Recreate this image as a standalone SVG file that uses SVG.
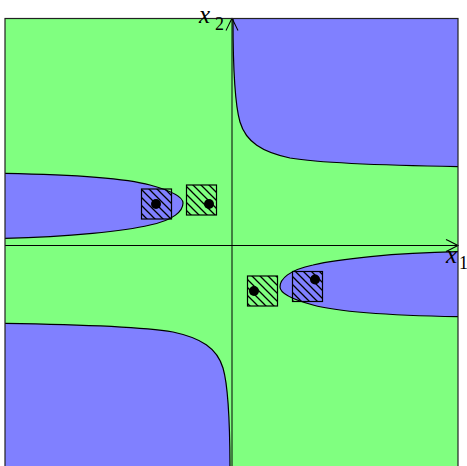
<svg xmlns="http://www.w3.org/2000/svg" width="467" height="466" viewBox="0 0 467 466">
<style>
.green{fill:#80ff80}
.blue{fill:#8080ff;stroke:#000;stroke-width:1.2}
.axis{stroke:#000;stroke-width:1;fill:none}
.frame{fill:none;stroke:#222;stroke-width:1.2}
.box{stroke:#000;stroke-width:1.2;fill:url(#hatch)}
.dot{fill:#000}
.lbl{font-family:"Liberation Serif",serif;font-style:italic;fill:#000}
.sub{font-family:"Liberation Serif",serif;fill:#000}
</style>
<defs>
<clipPath id="clip"><rect x="5" y="18.5" width="453" height="453"/></clipPath>
<pattern id="hatch" patternUnits="userSpaceOnUse" width="8" height="8">
<path d="M0,0 L8,8 M-1,7 L1,9 M7,-1 L9,1" stroke="#000" stroke-width="1.3"/>
</pattern>
<marker id="arr" markerUnits="userSpaceOnUse" orient="auto" refX="0" refY="0" markerWidth="20" markerHeight="20" overflow="visible">
<path d="M-12,-6 C-7,-3.5 -2.5,-1.5 0,0 C-2.5,1.5 -7,3.5 -12,6" fill="none" stroke="#000" stroke-width="1.1"/>
</marker>
</defs>
<g id="regions" clip-path="url(#clip)">
<rect class="green" x="5" y="18.5" width="453" height="453"/>
<path id="topright" class="blue" d="M233,10 L233,18.5 C233,70 235,105 240,122 C246,142 262,152 290,158 C320,163 380,165.5 470,166.7 L470,10 Z"/>
<path id="bottomleft" class="blue" transform="rotate(180 231.5 245)" d="M233,10 L233,18.5 C233,70 235,105 240,122 C246,142 262,152 290,158 C320,163 380,165.5 470,166.7 L470,10 Z"/>
<path id="leftlobe" class="blue" d="M-5,173.2 L5,173.3 C70,174.5 125,178 150,185 C172,191 183,197 183,203 C183,211 174,220 150,225 C125,231 70,237 5,238.3 L-5,238.4 Z"/>
<path id="rightlobe" class="blue" transform="rotate(180 231.5 245)" d="M-5,173.2 L5,173.3 C70,174.5 125,178 150,185 C172,191 183,197 183,203 C183,211 174,220 150,225 C125,231 70,237 5,238.3 L-5,238.4 Z"/>
</g>
<g id="connectors">
<line class="axis" x1="232" y1="475" x2="232" y2="18.5" marker-end="url(#arr)"/>
<line class="axis" x1="5" y1="245.5" x2="458" y2="245.5" marker-end="url(#arr)"/>
</g>
<rect class="frame" x="5" y="18.5" width="453" height="453"/>
<g id="box1"><rect class="box" x="141.5" y="189" width="30" height="30"/><circle class="dot" cx="156" cy="204" r="5"/></g>
<g id="box2"><rect class="box" x="186.5" y="185" width="30" height="30"/><circle class="dot" cx="209" cy="204" r="5"/></g>
<g id="box3"><rect class="box" x="247.5" y="276" width="30" height="30"/><circle class="dot" cx="254" cy="291" r="5"/></g>
<g id="box4"><rect class="box" x="292.5" y="271.5" width="30" height="30"/><circle class="dot" cx="315" cy="279.5" r="5"/></g>
<g id="label-x2"><text class="lbl" x="199" y="22.5" font-size="25">x</text><text class="sub" x="215" y="30" font-size="18">2</text></g>
<g id="label-x1"><text class="lbl" x="446" y="263" font-size="25">x</text><text class="sub" x="459" y="269" font-size="18">1</text></g>
</svg>
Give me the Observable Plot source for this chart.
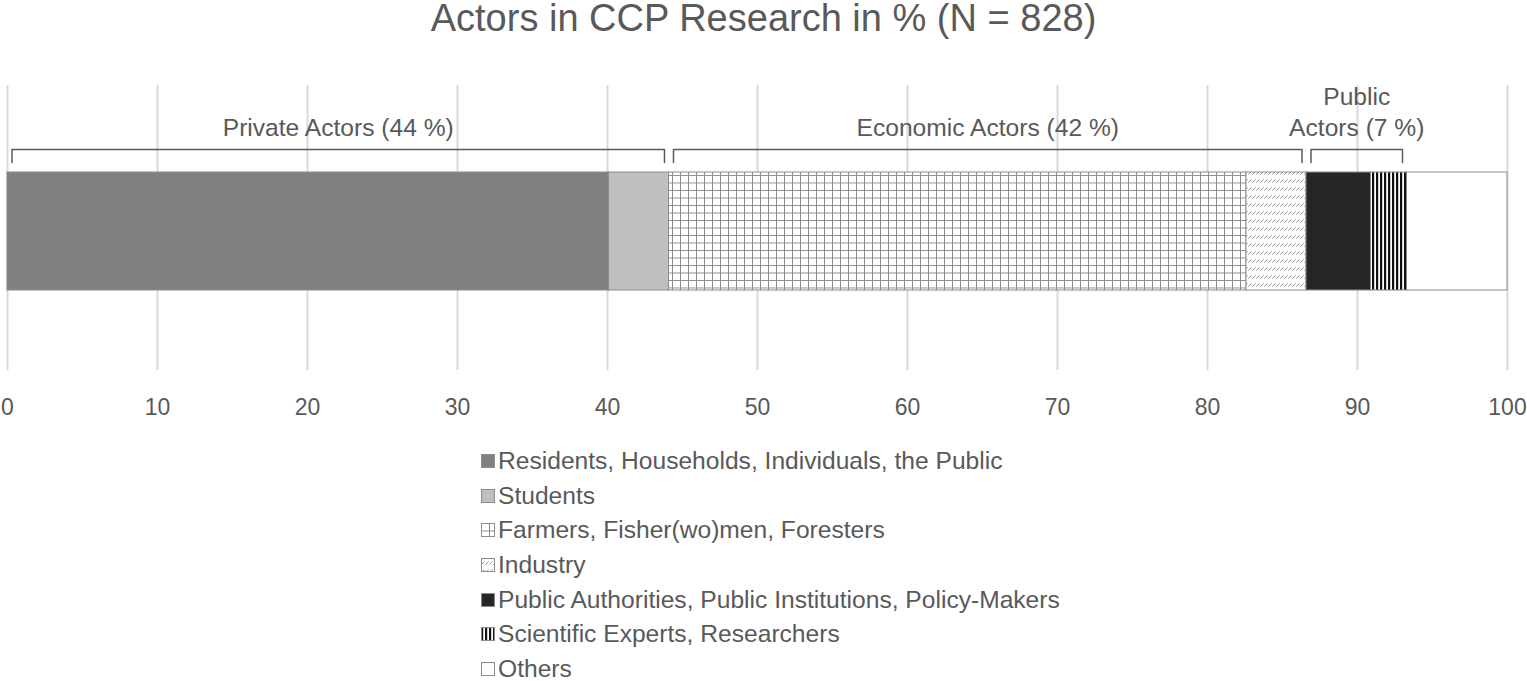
<!DOCTYPE html>
<html>
<head>
<meta charset="utf-8">
<script src="https://cdn.jsdelivr.net/npm/d3@7"></script>
<script src="https://cdn.jsdelivr.net/npm/@observablehq/plot@0.6"></script>
<style>
  body { margin: 0; background: #fff; font-family: "Liberation Sans", Arial, sans-serif; color: #595959; }
  #title { height: 40px; line-height: 36px; font-size: 38px; text-align: center; white-space: nowrap; }
  #legend { margin-top: 4px; }
  .row { display: flex; align-items: center; height: 34.6px; padding-left: 481px; font-size: 24.6px; white-space: nowrap; }
  .row svg { margin-right: 3px; flex: none; }
</style>
</head>
<body>
<svg width="0" height="0" style="position:absolute">
  <defs>
    <pattern id="pGrid" patternUnits="userSpaceOnUse" width="8" height="7.5">
      <rect width="8" height="7.5" fill="#ffffff"/>
      <path d="M0.5,0 V7.5 M0,0.5 H8" stroke="#8a8a8a" stroke-width="1" fill="none"/>
    </pattern>
    <pattern id="pHatch" patternUnits="userSpaceOnUse" width="4" height="8">
      <rect width="4" height="8" fill="#ffffff"/>
      <path d="M0.3,6.7 L3.7,3.3" stroke="#9a9a9a" stroke-width="1" fill="none"/>
    </pattern>
    <pattern id="pStripe" patternUnits="userSpaceOnUse" width="4" height="4">
      <rect width="4" height="4" fill="#ffffff"/>
      <rect x="0" width="2.2" height="4" fill="#111111"/>
    </pattern>
  </defs>
</svg>
<div id="title">Actors in CCP Research in % (N = 828)</div>
<div id="chart"></div>
<div id="legend"></div>
<script>
// ---- data ----
const categories = [
  "Residents, Households, Individuals, the Public",
  "Students",
  "Farmers, Fisher(wo)men, Foresters",
  "Industry",
  "Public Authorities, Public Institutions, Policy-Makers",
  "Scientific Experts, Researchers",
  "Others"
];
const values = [40.1, 4.0, 38.5, 4.0, 4.3, 2.4, 6.7];
const groupNames = ["Private Actors (44 %)", "Economic Actors (42 %)", "Public\nActors (7 %)"];
const groupOf = [0, 0, 1, 1, 2, 2, null];
const xTicks = [0, 10, 20, 30, 40, 50, 60, 70, 80, 90, 100];

// ---- styles ----
const fills = ["#808080", "#bfbfbf", "url(#pGrid)", "url(#pHatch)", "#262626", "url(#pStripe)", "#ffffff"];
const textColor = "#595959";

// ---- derived table ----
const ends = d3.cumsum(values);
const segments = categories.map((c, i) => ({category: c, start: ends[i] - values[i], end: ends[i]}));

const inset = 0.3;
const groups = groupNames.map((name, g) => {
  const members = segments.filter((s, i) => groupOf[i] === g);
  return {name, x1: d3.min(members, d => d.start) + inset, x2: d3.max(members, d => d.end) - inset};
});
const yBase = 1.085, yTop = 1.195;
const bracketPts = groups.flatMap(g => [
  {g: g.name, x: g.x1, y: yBase},
  {g: g.name, x: g.x1, y: yTop},
  {g: g.name, x: g.x2, y: yTop},
  {g: g.name, x: g.x2, y: yBase}
]);

const chart = Plot.plot({
  width: 1527,
  height: 400,
  marginLeft: 7,
  marginRight: 20,
  marginTop: 45,
  marginBottom: 70,
  style: {fontFamily: '"Liberation Sans", Arial, sans-serif', fontSize: "23px", color: textColor, background: "white"},
  x: {domain: [0, 100], axis: null},
  y: {domain: [0, 1], range: [250, 132], axis: null},
  color: {domain: categories, range: fills},
  marks: [
    Plot.ruleX(xTicks, {stroke: "#d9d9d9", strokeWidth: 2}),
    Plot.rect(segments, {x1: "start", x2: "end", y1: () => 0, y2: () => 1, fill: "category", stroke: "#8c8c8c", strokeWidth: 1}),
    Plot.line(bracketPts, {x: "x", y: "y", z: "g", stroke: textColor, strokeWidth: 1.5, strokeLinejoin: "round"}),
    Plot.text(groups, {x: d => (d.x1 + d.x2) / 2, y: () => yTop, text: "name", lineAnchor: "bottom", lineHeight: 1.27, dy: -13, fontSize: 24.6, fill: textColor}),
    Plot.axisX({ticks: xTicks, tickSize: 0, tickPadding: 28, tickFormat: d => String(d)})
  ]
});
document.getElementById("chart").appendChild(chart);

// ---- legend ----
const legend = document.getElementById("legend");
categories.forEach((c, i) => {
  const row = document.createElement("div");
  row.className = "row";
  const ns = "http://www.w3.org/2000/svg";
  const sw = document.createElementNS(ns, "svg");
  sw.setAttribute("width", 14);
  sw.setAttribute("height", 14);
  const r = document.createElementNS(ns, "rect");
  r.setAttribute("x", 0.5); r.setAttribute("y", 0.5);
  r.setAttribute("width", 13); r.setAttribute("height", 13);
  r.setAttribute("fill", fills[i]);
  r.setAttribute("stroke", "#8c8c8c");
  sw.appendChild(r);
  row.appendChild(sw);
  const t = document.createElement("span");
  t.textContent = c;
  row.appendChild(t);
  legend.appendChild(row);
});
</script>
</body>
</html>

——

Task objective.
Of the lines above, how many contain the word "this"? Provide the number and nothing else.

Answer to the task.
2